The Association for Financial Markets in Europe (AFME) has issued a comment in response to the vote of the European Parliament’s Committee on Economic and Monetary Affairs (ECON) on the MiFIR Review.
Adam Farkas, Chief Executive of AFME, said, “Today’s vote is a significant step forward towards finalising the MiFIR review which governs how financial markets function in the EU. In light of today’s agreement, we are optimistic that the file can be concluded under this legislative term.
“AFME particularly welcomes the constructive approach the ECON has taken in relation to the scope of the consolidated tapes, with its clear proposals to include both pre-trade and post-trade information in the equity consolidated tape, and post-trade information only in the bonds consolidated tape. We strongly urge the co-legislators to retain the design features put forward by the ECON as they are a necessary condition to ensuring the tapes will be as useful as possible for investors and effectively contribute to improving the integration and competitiveness of the EU’s capital markets. We also take note of the emergence of various potential tape providers, which is a good sign that consolidated tapes will effectively materialise once the legislative framework is in place.

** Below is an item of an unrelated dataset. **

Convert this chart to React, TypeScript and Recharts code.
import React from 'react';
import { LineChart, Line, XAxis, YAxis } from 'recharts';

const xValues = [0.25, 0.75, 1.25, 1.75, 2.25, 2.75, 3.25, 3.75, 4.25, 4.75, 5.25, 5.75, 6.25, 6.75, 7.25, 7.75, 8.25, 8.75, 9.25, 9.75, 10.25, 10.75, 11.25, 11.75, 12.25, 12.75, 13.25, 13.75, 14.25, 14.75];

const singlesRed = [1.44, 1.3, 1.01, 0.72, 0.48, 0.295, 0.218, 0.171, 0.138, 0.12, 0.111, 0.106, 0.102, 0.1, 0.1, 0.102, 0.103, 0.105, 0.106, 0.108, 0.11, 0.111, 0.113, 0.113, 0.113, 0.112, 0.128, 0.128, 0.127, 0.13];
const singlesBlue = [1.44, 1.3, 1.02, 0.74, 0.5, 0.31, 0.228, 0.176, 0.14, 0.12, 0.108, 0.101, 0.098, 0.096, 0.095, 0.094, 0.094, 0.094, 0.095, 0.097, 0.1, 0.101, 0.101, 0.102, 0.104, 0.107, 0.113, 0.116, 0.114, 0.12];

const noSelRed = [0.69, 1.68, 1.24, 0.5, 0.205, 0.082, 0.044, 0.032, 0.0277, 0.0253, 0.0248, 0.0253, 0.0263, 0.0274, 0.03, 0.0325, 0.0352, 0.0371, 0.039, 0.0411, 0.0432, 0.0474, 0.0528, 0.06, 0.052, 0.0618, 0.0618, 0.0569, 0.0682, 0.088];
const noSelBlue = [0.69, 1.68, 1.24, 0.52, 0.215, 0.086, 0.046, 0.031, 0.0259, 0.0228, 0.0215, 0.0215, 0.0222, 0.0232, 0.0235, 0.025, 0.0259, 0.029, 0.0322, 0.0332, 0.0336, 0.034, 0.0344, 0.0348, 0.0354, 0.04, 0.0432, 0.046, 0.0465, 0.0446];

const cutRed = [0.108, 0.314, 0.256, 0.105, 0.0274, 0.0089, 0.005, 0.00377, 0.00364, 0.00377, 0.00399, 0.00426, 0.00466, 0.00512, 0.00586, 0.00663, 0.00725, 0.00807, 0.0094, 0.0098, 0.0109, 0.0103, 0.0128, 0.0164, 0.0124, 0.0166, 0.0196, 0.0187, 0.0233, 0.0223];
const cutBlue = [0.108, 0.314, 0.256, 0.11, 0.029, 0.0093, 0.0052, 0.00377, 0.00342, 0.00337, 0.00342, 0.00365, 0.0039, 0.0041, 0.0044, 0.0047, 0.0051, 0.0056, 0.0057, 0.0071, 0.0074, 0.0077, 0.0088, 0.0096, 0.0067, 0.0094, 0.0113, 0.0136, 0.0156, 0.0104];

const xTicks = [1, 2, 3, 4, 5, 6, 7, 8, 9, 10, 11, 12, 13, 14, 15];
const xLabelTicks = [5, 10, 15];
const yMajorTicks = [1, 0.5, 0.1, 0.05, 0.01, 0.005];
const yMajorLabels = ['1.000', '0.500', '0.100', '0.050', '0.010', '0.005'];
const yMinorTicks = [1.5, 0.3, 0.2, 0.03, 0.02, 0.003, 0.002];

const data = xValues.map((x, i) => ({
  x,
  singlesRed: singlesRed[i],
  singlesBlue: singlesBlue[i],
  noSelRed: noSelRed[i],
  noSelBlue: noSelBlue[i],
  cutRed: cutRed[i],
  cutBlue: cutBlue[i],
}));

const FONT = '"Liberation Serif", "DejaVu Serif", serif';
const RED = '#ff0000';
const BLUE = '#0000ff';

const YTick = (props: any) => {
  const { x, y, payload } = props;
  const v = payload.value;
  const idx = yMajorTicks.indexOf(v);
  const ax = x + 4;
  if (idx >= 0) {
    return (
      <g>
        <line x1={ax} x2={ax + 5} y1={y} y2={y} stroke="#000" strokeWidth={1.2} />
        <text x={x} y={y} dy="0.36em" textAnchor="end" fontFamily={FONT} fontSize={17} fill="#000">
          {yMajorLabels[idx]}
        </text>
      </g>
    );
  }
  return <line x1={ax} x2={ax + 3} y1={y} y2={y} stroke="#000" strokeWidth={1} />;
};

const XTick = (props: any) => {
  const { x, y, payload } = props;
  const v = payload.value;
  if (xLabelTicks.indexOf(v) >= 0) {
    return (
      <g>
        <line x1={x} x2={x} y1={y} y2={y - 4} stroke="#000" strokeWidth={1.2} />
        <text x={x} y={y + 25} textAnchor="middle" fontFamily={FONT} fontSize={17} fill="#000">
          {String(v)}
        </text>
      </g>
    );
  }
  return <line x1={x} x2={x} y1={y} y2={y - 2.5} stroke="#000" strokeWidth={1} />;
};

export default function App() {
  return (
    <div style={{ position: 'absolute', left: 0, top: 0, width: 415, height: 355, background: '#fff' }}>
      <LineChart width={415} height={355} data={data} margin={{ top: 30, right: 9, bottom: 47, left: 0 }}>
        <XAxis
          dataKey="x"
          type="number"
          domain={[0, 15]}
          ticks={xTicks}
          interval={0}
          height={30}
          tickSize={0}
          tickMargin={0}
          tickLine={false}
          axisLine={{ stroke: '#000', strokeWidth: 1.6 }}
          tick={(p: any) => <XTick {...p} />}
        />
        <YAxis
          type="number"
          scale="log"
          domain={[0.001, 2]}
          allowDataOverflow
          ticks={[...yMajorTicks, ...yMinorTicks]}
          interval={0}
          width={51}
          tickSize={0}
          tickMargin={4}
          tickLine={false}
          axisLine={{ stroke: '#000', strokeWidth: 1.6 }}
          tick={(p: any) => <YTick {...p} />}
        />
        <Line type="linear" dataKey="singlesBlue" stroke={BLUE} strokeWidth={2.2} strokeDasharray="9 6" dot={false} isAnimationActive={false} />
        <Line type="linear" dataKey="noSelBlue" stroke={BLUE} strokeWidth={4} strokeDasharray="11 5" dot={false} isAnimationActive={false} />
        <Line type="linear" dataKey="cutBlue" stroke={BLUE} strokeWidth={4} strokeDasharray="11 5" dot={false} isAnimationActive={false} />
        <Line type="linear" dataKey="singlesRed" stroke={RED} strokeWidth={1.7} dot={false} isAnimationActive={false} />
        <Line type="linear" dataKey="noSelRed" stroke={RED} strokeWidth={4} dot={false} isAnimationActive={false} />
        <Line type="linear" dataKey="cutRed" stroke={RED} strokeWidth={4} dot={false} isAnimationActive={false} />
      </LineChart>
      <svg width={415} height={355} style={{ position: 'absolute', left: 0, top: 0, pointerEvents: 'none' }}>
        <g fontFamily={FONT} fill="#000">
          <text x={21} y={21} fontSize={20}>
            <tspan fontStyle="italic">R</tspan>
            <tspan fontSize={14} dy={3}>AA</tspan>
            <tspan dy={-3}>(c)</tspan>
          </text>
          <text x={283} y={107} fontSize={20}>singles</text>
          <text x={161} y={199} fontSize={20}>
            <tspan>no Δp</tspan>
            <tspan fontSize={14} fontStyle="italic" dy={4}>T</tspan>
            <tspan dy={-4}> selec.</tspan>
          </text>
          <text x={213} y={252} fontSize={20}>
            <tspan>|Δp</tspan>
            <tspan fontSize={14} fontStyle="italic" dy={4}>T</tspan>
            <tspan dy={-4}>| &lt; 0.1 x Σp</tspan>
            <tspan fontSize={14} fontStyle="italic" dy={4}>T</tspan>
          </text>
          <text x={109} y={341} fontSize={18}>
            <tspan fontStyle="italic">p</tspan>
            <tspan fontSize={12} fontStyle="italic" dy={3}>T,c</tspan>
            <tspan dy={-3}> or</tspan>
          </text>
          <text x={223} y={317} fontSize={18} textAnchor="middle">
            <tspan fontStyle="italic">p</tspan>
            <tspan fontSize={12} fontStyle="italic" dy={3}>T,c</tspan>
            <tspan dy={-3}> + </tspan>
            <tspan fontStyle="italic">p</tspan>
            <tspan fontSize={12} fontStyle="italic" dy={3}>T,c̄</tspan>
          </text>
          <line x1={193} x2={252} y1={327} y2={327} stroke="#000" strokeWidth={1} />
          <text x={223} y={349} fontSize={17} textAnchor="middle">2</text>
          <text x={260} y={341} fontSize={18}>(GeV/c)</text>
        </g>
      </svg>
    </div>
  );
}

“On equity market structure issues, we have consistently argued in favour of reducing complexity and safeguarding investor choice across equities trading mechanisms as this allows for cheaper and more efficient execution to the benefit of end investor returns. The ECON’s approach to restrictions on certain trading mechanisms, such as volume caps and limits on execution sizes and mid-point trading, impede investor choice and best execution. These features remain at odds with international practices and risk contributing to the continued decline of the EU’s attractiveness as a global capital markets centre.
“While the ECON’s approach represents an important improvement on the Commission’s original proposals, AFME continues to be concerned by the relatively rigid approach both co-legislators are taking in relation to bond market transparency. Hard coding corporate bond deferral periods that are not informed by thorough data analysis into Level 1 legislation creates the risk that liquidity provision in illiquid or large sized bond trades will be hampered, particularly during periods of stress. As recent examples of market stress episodes highlight the need for continued focus on financial stability perspectives, we encourage the co-legislators to exercise caution and not – unintentionally – place additional pressure on markets. We also encourage the co-legislators to revisit the deferral framework for non-EU sovereign bonds during the trilogues. At present, they would fall under the corporate bond regime which simply does not cater to the characteristics of sovereign markets.
“As we approach inter-institutional negotiations, AFME urges policymakers to keep the competitiveness and attractiveness of EU fixed income, equities and commodities markets for investors at the forefront of its considerations.”